I use ext4 on zram for my temp directories, and sometimes rarely, things get corrupted. Using ext4 on a normal disk works fine in the same scenarios. I haven't managed to figure out what exactly is going on, but I do have a 157 GB strace log of it happening. One scenario that fairly reliably reproduces it, is building 3 copies of binutils in parallel. About half the time, /var/tmp/portage/cross-i686-w64-mingw32/binutils-2.37_p1-r2/work/build/binutils/.deps/stabs.Po ends up truncated, and one of the builds fails. The only other scenario I've seen it happen in (much less reproducible), is running Bitcoin functional tests. In this case, however, the ext4 structure itself got corrupted, and Linux was unable to recover (the directories affected became unusable until reboot).
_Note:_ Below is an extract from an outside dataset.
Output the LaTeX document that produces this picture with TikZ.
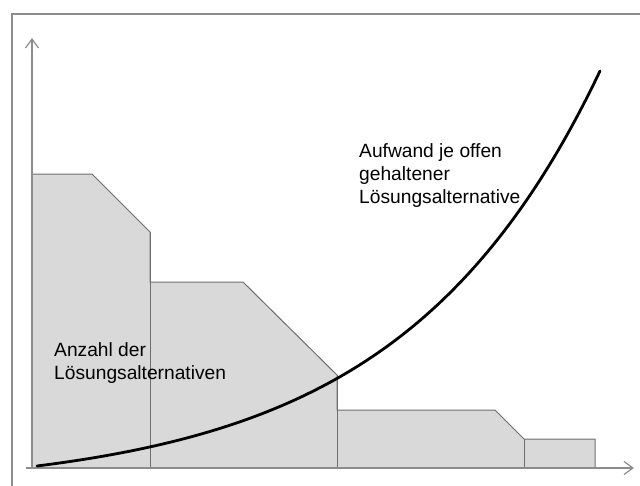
\documentclass[tikz,border=0pt]{standalone}
\usepackage{fontspec}
\setmainfont{Liberation Sans}
\usetikzlibrary{arrows.meta}
\definecolor{framegray}{HTML}{8C8C8C}
\definecolor{axisgray}{HTML}{8C8C8C}
\definecolor{edgegray}{HTML}{6E6E6E}
\definecolor{areafill}{HTML}{D9D9D9}
\tikzset{
  frameline/.style={draw=framegray, line width=1.6pt},
  axisline/.style={draw=axisgray, line width=1.2pt,
    -{Straight Barb[length=9pt,width=13pt,line width=1.2pt]}},
  areashape/.style={fill=areafill, draw=edgegray, line width=1pt, line join=miter},
  divider/.style={draw=edgegray, line width=1pt},
  costcurve/.style={draw=black, line width=2.8pt, line cap=round},
  label/.style={font=\fontsize{19.2}{23}\selectfont, align=left, inner sep=0pt, anchor=north west}
}
\begin{document}
\begin{tikzpicture}[x=1pt,y=-1pt]
  \useasboundingbox (0,0) rectangle (640,485);
  \clip (0,0) rectangle (640,485);
  % outer frame
  \draw[frameline] (12,14) rectangle (660,500);
  % stepped area: number of alternatives
  \path[areashape] (32,468) -- (32,174) -- (92,174) -- (150,232) -- (150,282)
    -- (243,282) -- (337,375) -- (337,410) -- (495,410) -- (524,439)
    -- (595,439) -- (595,468) -- cycle;
  \draw[divider] (150,232) -- (150,468);
  \draw[divider] (337,375) -- (337,468);
  \draw[divider] (524,439) -- (524,468);
  % axes
  \coordinate (origin) at (32,468);
  \coordinate (ytip) at (32,38);
  \coordinate (xstart) at (26,468);
  \coordinate (xtip) at (634,468);
  \draw[axisline] (origin) -- (ytip);
  \draw[axisline] (xstart) -- (xtip);
  % effort per alternative kept open
  \draw[costcurve] plot[domain=37:600, samples=120, smooth]
    (\x, {468 - (25.1*(exp(0.005*(\x-37))-1) + 2)});
  % labels
  \node[label] (effort) at (359,143) {Aufwand je offen\\gehaltener\\Lösungsalternative};
  \node[label] (count) at (54,342) {Anzahl der\\Lösungsalternativen};
\end{tikzpicture}
\end{document}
I suspect it's probably a threading-related issue, but it's plausible it could be page size related (I *think* I'm using 64k pages) though in the latter case I would expect it to be much more common.
Please could you post the results of running zramctl --output-all, and from mount? Also a snippet from the strace log showing zram being exercised might be useful. Thanks.
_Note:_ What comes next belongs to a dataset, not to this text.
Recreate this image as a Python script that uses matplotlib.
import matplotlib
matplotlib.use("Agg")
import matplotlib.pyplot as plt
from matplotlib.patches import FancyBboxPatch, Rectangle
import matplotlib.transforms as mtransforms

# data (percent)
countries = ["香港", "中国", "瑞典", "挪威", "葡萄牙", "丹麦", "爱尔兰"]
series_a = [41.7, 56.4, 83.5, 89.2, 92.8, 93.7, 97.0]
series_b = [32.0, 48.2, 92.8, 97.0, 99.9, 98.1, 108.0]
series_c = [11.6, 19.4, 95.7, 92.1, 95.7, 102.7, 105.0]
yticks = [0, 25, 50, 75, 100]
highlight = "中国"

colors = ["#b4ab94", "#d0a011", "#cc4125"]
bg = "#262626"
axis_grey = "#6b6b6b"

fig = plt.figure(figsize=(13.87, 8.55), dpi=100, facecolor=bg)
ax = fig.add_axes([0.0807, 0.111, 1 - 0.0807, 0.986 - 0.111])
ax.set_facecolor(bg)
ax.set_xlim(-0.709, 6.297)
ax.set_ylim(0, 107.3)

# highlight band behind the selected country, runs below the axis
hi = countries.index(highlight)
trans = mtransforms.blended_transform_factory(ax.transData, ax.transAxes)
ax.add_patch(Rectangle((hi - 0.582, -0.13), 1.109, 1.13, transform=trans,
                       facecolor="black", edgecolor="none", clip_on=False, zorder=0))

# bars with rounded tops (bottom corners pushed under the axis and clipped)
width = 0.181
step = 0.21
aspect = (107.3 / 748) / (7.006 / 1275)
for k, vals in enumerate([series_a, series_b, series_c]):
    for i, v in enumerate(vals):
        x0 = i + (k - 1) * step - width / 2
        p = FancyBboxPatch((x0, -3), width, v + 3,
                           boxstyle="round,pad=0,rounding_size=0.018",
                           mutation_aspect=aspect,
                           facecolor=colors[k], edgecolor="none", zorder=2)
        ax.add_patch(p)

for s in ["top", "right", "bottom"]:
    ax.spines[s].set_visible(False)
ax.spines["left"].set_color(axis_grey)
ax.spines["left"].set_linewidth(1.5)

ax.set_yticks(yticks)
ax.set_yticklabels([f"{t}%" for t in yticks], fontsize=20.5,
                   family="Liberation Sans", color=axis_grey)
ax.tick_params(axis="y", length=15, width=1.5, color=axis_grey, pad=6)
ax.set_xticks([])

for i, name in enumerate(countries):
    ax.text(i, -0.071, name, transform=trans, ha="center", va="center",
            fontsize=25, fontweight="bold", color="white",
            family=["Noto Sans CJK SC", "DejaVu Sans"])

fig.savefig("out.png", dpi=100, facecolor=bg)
$ zramctl --output-all NAME DISKSIZE DATA COMPR ALGORITHM STREAMS ZERO-PAGES TOTAL MEM-LIMIT MEM-USED MIGRATED MOUNTPOINT /dev/zram2 62.5G 19.8G 7.1G zstd 64 5644 7.2G 0B 20.6G 502.9K /var/tmp /dev/zram1 62.5G 16.1G 3.2G zstd 64 30131 3.2G 0B 26.6G 31.9K /tmp /dev/zram0 16G 15.9G 1.9G zstd 64 19365 2G 0B 2.3G 61.5K [SWAP] $ mount | grep zram /dev/zram1 on /tmp type ext4 (rw,discard,stripe=16) /dev/zram2 on /var/tmp type ext4 (rw,discard,stripe=16)
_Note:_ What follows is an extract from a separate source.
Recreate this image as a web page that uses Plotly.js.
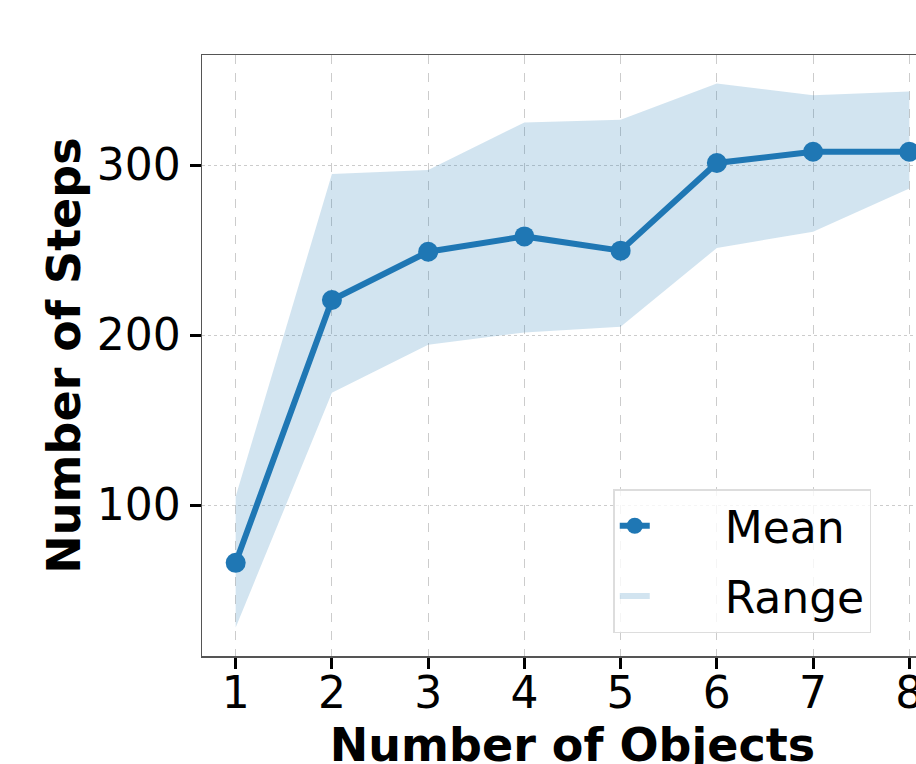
<!DOCTYPE html>
<html>
<head>
<meta charset="utf-8">
<script src="https://cdn.plot.ly/plotly-3.0.1.min.js"></script>
<style>
html,body{margin:0;padding:0;overflow:hidden;background:#fff;}
#chart{width:1000px;height:790px;}
</style>
</head>
<body>
<div id="chart"></div>
<script>
const objects = [1, 2, 3, 4, 5, 6, 7, 8];
const meanSteps = [66, 220.6, 249, 258, 249.6, 301.2, 307.8, 307.8];
const maxSteps = [105, 294.7, 297, 325, 326.6, 348, 341, 343.3];
const minSteps = [28, 166, 194.3, 201.5, 204.9, 251.2, 260.8, 286.2];
const yTicks = [100, 200, 300];
const seriesNames = ['Mean', 'Range'];

const blue = '#1f77b4';
const bandX = objects.concat(objects.slice().reverse());
const bandY = maxSteps.concat(minSteps.slice().reverse());
const pad = '\u00a0\u00a0\u00a0\u00a0\u00a0';

const data = [
  {
    x: bandX, y: bandY, type: 'scatter', mode: 'none',
    fill: 'toself', fillcolor: 'rgba(31,119,180,0.2)',
    name: pad + seriesNames[1], legendrank: 2, legendgroup: 'b', hoverinfo: 'skip'
  },
  {
    x: objects, y: meanSteps, type: 'scatter', mode: 'lines+markers',
    line: {color: blue, width: 6},
    marker: {color: blue, size: 20},
    name: pad + seriesNames[0], legendrank: 1, legendgroup: 'a'
  }
];

const font = {family: 'DejaVu Sans', color: '#000'};

const layout = {
  width: 1000, height: 790,
  margin: {l: 202, r: 57, t: 55, b: 134},
  paper_bgcolor: '#fff', plot_bgcolor: '#fff',
  font: font,
  showlegend: true,
  xaxis: {
    range: [0.65, 8.35],
    tickvals: objects, ticktext: objects.map(String),
    ticks: 'outside', ticklen: 11, tickwidth: 3, tickcolor: '#000',
    tickfont: {family: 'DejaVu Sans', size: 44, color: '#000'},
    ticklabelstandoff: -13,
    showline: true, linecolor: '#555', linewidth: 1.5, mirror: true,
    showgrid: true, gridcolor: '#cccccc', gridwidth: 1, griddash: 'dash',
    zeroline: false,
    title: {text: 'Number of Objects', font: {family: 'DejaVu Sans', size: 46, color: '#000', weight: 'bold'}, standoff: 9}
  },
  yaxis: {
    range: [11.2, 364.7],
    tickvals: yTicks, ticktext: yTicks.map(String),
    ticks: 'outside', ticklen: 11, tickwidth: 3, tickcolor: '#000',
    tickfont: {family: 'DejaVu Sans', size: 44, color: '#000'},
    showline: true, linecolor: '#555', linewidth: 1.5, mirror: true,
    showgrid: true, gridcolor: '#cccccc', gridwidth: 1, griddash: 'dot',
    zeroline: false,
    title: {text: 'Number of Steps', font: {family: 'DejaVu Sans', size: 46, color: '#000', weight: 'bold'}, standoff: 1}
  },
  legend: {
    x: 0.555, y: 0.038, xanchor: 'left', yanchor: 'bottom',
    bgcolor: 'rgba(255,255,255,0.8)', bordercolor: '#dddddd', borderwidth: 1.5,
    font: {family: 'DejaVu Sans', size: 44, color: '#000'},
    traceorder: 'grouped', tracegroupgap: 10
  }
};

Plotly.newPlot('chart', data, layout, {displayModeBar: false, staticPlot: true});
</script>
</body>
</html>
Created attachment 300376 [details] snippet of strace log Here's 50000 lines from maybe 5 GB or so from the end of the log
I'd suggest that since you are able to reproduce, it may be helpful to try reproducing under a few slightly different environments to try and isolate this a bit. As a starting point, are you able to try reproducing using (a) a different compression algorithm (e.g., lz4, lzo); and (b) a different filesystem (e.g., XFS, btrfs); and (c) with all but one cores turned off (e.g. use echo 0 > /sys/devices/system/cpu/cpu<X>/online). This may help narrow it down somewhat.
Regarding (a), still having this issue with lz4. I've configured my system to use btrfs whenever I reboot again. No idea how soon that will be.